Ascending the clubhouse hierarchy is not s
o different from climbing the corporate ladder at a Fortune 500 company. The more that people in power see demonstrations of competence and responsibility in a person, the more trust they feel and the more leeway they grant. It’s why thirty-nine-year-old Jack Morris, eighteen years and 244 wins into his major-league career, was openly allowed to return to his Montana farm to tend to his wheat crop between starts with the Cleveland Indians in 1994, though no similar privileges were extended to others on the staff. (The tactic ended up backfiring on the Indians when Morris decided that he cared more about his wheat than his pitching and effectively gave up on a one-million-dollar contract when he refused to alter what the team felt had become an untenable travel schedule.) A decade or so later, Roger Clemens had a similar deal with the Houston Astros, in which he was allowed to skip road trips where he wasn’t scheduled to pitch.
But it’s more than travel arrangements. When Ted Williams refused to wear a necktie in the late 1940s, he got scant argument from Red Sox manager Joe McCarthy, even though the skipper insisted that everyone else on the club be so attired.
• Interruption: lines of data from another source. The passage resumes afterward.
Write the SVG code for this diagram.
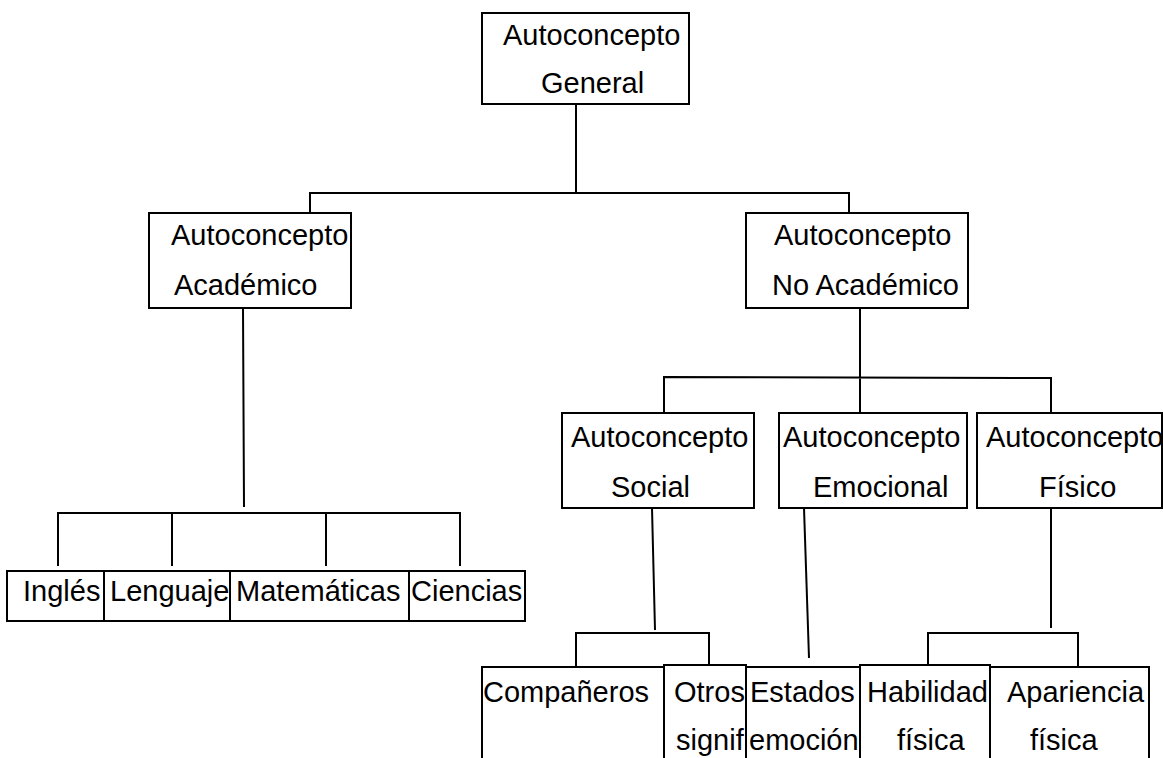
<svg xmlns="http://www.w3.org/2000/svg" width="1163" height="758" viewBox="0 0 1163 758">
<style>
.box{fill:#fff;stroke:#000;stroke-width:2}
.c{fill:none;stroke:#000;stroke-width:2}
text{font-family:"Liberation Sans",Arial,sans-serif;font-size:29px;fill:#000}
</style>
<rect width="1163" height="758" fill="#fff"/>
<g id="connectors">
<path class="c" d="M576,104V193M310,213V193H849V213"/>
<path class="c" d="M243,308L244,507M58,566V513H460V566M172,513V566M326,513V566"/>
<path class="c" d="M860,308V413M664,413V377L1051,378V413"/>
<path class="c" d="M652,508L655,630M576,667V633H709V665"/>
<path class="c" d="M804,508L809,658"/>
<path class="c" d="M1051,508V628M928,665V633H1078V667"/>
</g>
<g id="general"><rect class="box" x="482" y="13" width="207" height="91"/><text x="503" y="45">Autoconcepto</text><text x="541" y="93">General</text></g>
<g id="academico"><rect class="box" x="149" y="213" width="202" height="95"/><text x="171" y="245">Autoconcepto</text><text x="174" y="295">Académico</text></g>
<g id="noacademico"><rect class="box" x="746" y="213" width="222" height="95"/><text x="774" y="245">Autoconcepto</text><text x="772" y="295">No Académico</text></g>
<g id="social"><rect class="box" x="562" y="413" width="192" height="95"/><text x="571" y="447">Autoconcepto</text><text x="611" y="497">Social</text></g>
<g id="emocional"><rect class="box" x="779" y="413" width="188" height="95"/><text x="783" y="447">Autoconcepto</text><text x="813" y="497">Emocional</text></g>
<g id="fisico"><rect class="box" x="977" y="413" width="185" height="95"/><text x="986" y="447">Autoconcepto</text><text x="1039" y="497">Físico</text></g>
<g id="ingles"><rect class="box" x="7" y="571" width="97" height="50"/><text x="23" y="601">Inglés</text></g>
<g id="lenguaje"><rect class="box" x="104" y="571" width="126" height="50"/><text x="110" y="601">Lenguaje</text></g>
<g id="matematicas"><rect class="box" x="230" y="571" width="179" height="50"/><text x="236" y="601">Matemáticas</text></g>
<g id="ciencias"><rect class="box" x="409" y="571" width="116" height="50"/><text x="411" y="601">Ciencias</text></g>
<g id="companeros"><rect class="box" x="482" y="667" width="182" height="110"/><text x="483" y="702">Compañeros</text></g>
<g id="otros"><rect class="box" x="664" y="665" width="82" height="110"/><text x="674" y="702">Otros</text><text x="676" y="750">signif</text></g>
<g id="estados"><rect class="box" x="746" y="667" width="114" height="110"/><text x="750" y="702">Estados</text><text x="749" y="750">emoción</text></g>
<g id="habilidad"><rect class="box" x="860" y="665" width="130" height="110"/><text x="867" y="702">Habilidad</text><text x="897" y="750">física</text></g>
<g id="apariencia"><rect class="box" x="990" y="667" width="159" height="110"/><text x="1007" y="702">Apariencia</text><text x="1030" y="750">física</text></g>
</svg>
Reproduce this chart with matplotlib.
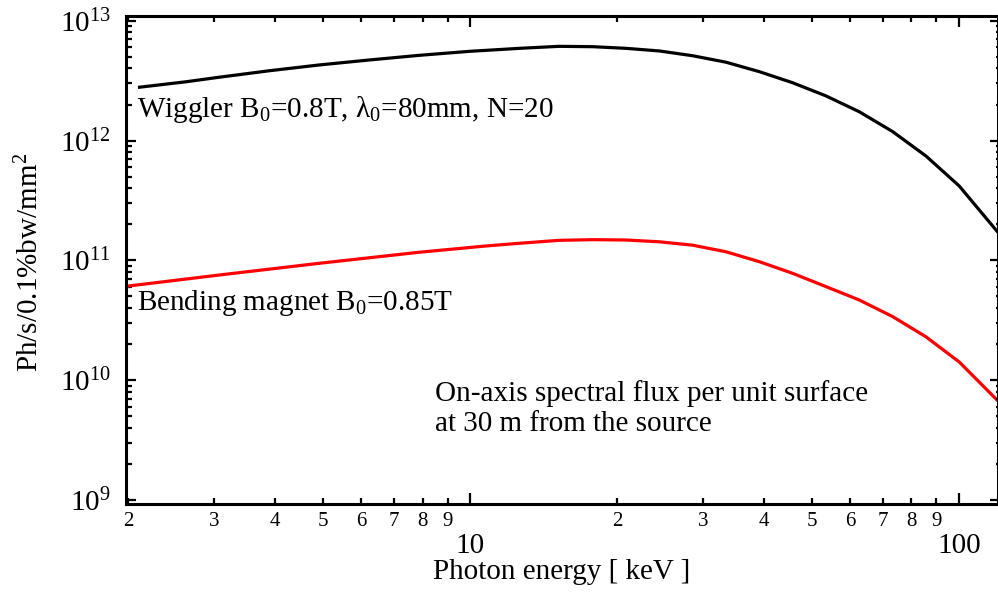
import numpy as np
import matplotlib
matplotlib.use("Agg")
import matplotlib.pyplot as plt
from matplotlib.ticker import LogLocator, FuncFormatter, NullFormatter, LogFormatterMathtext

plt.rcParams['font.family'] = ['Liberation Serif', 'DejaVu Serif']
plt.rcParams['mathtext.fontset'] = 'custom'
plt.rcParams['mathtext.rm'] = 'Liberation Serif'
plt.rcParams['mathtext.it'] = 'Liberation Serif:italic'

# photon energy [keV] and flux values
wiggler_energy = [2.11, 2.63, 3.07, 3.89, 4.92, 6.23, 7.88, 9.98, 12.63, 15.2,
                  17.83, 20.86, 24.41, 28.55, 33.42, 39.1, 45.72, 53.51, 62.6,
                  73.2, 85.7, 100.2, 119.9]
wiggler_flux = [2.79e12, 3.10e12, 3.38e12, 3.83e12, 4.28e12, 4.71e12, 5.15e12,
                5.56e12, 5.89e12, 6.12e12, 6.08e12, 5.89e12, 5.60e12, 5.11e12,
                4.51e12, 3.76e12, 3.04e12, 2.36e12, 1.74e12, 1.19e12, 7.43e11,
                4.18e11, 1.74e11]

bm_energy = [2.0, 3.07, 4.92, 7.88, 10.8, 12.63, 15.2, 17.83, 20.86, 24.41,
             28.55, 33.42, 39.1, 45.72, 53.51, 62.6, 73.2, 85.7, 100.2, 119.9]
bm_flux = [6.11e10, 7.55e10, 9.46e10, 1.17e11, 1.32e11, 1.39e11, 1.47e11,
           1.49e11, 1.48e11, 1.43e11, 1.34e11, 1.18e11, 9.75e10, 7.80e10,
           6.04e10, 4.67e10, 3.40e10, 2.30e10, 1.42e10, 6.8e9]

fig = plt.figure(figsize=(9.98, 5.94), dpi=100)
ax = fig.add_axes([0.1263, 0.1515, 0.9995 - 0.1263, 0.9731 - 0.1515])

ax.plot(wiggler_energy, wiggler_flux, color='black', lw=2.3,
        solid_joinstyle='round')
ax.plot(bm_energy, bm_flux, color='#ff0000', lw=2.3, solid_joinstyle='round')

ax.set_xscale('log')
ax.set_yscale('log')
ax.set_xlim(1.98, 120)
ax.set_ylim(0.926e9, 1.097e13)

for s in ax.spines.values():
    s.set_linewidth(2.2)

# x axis: big decade labels lower down, small digit labels for the minors
ax.xaxis.set_major_locator(LogLocator(base=10, subs=[1.0]))
ax.xaxis.set_minor_locator(LogLocator(base=10, subs=np.arange(2, 10)))
ax.xaxis.set_major_formatter(FuncFormatter(lambda v, p: f"{v:g}"))
ax.xaxis.set_minor_formatter(FuncFormatter(
    lambda v, p: str(int(round(v / 10 ** np.floor(np.log10(v) + 1e-9))))))
ax.tick_params(axis='x', which='major', direction='in', top=True,
               length=8, width=1.6, labelsize=21, pad=21)
ax.tick_params(axis='x', which='minor', direction='in', top=True,
               length=4.5, width=1.6, labelsize=15, pad=6)

# y axis
ax.yaxis.set_major_locator(LogLocator(base=10, numticks=10))
ax.yaxis.set_minor_locator(LogLocator(base=10, subs=np.arange(2, 10), numticks=10))
ax.yaxis.set_major_formatter(LogFormatterMathtext())
ax.yaxis.set_minor_formatter(NullFormatter())
ax.tick_params(axis='y', which='major', direction='in', right=False,
               length=7.5, width=1.6, labelsize=21, pad=11)
ax.tick_params(axis='y', which='minor', direction='in', right=False,
               length=4.3, width=1.6)

# right side ticks are shorter
ax2 = ax.twinx()
ax2.set_yscale('log')
ax2.set_ylim(ax.get_ylim())
ax2.yaxis.set_major_locator(LogLocator(base=10, numticks=10))
ax2.yaxis.set_minor_locator(LogLocator(base=10, subs=np.arange(2, 10), numticks=10))
ax2.yaxis.set_major_formatter(NullFormatter())
ax2.yaxis.set_minor_formatter(NullFormatter())
ax2.tick_params(which='major', direction='in', length=6, width=1.6)
ax2.tick_params(which='minor', direction='in', length=1.8, width=1.6)
for s in ax2.spines.values():
    s.set_visible(False)

ax.set_xlabel('Photon energy [ keV ]', fontsize=21, labelpad=0)
ax.set_ylabel('Ph/s/0.1%bw/mm$^2$', fontsize=21)
ax.yaxis.set_label_coords(-0.094, 0.496)

ax.text(0.0126, 0.793, 'Wiggler B$_0$=0.8T, λ$_0$=80mm, N=20',
        transform=ax.transAxes, fontsize=21, va='baseline', ha='left')
ax.text(0.0126, 0.3975, 'Bending magnet B$_0$=0.85T',
        transform=ax.transAxes, fontsize=21, va='baseline', ha='left')
ax.text(0.355, 0.15, 'On-axis spectral flux per unit surface\nat 30 m from the source',
        transform=ax.transAxes, fontsize=21, va='baseline', ha='left',
        linespacing=1.17)

fig.savefig('out.png', dpi=100)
When a sportswriter asked McCarthy why he let Williams get away with it, the manager offered a simple answer. “I want to be fair,” he said. “Any other gentleman on this club hits .390, he won’t have to wear a necktie either.” Just down the Eastern Seaboard, Joe DiMaggio had a perk in the form of an on-field caddy—backup outfielder Hank Workman, who was devoted to making sure a lit Chesterfield cigarette was ready when DiMaggio came in from the field.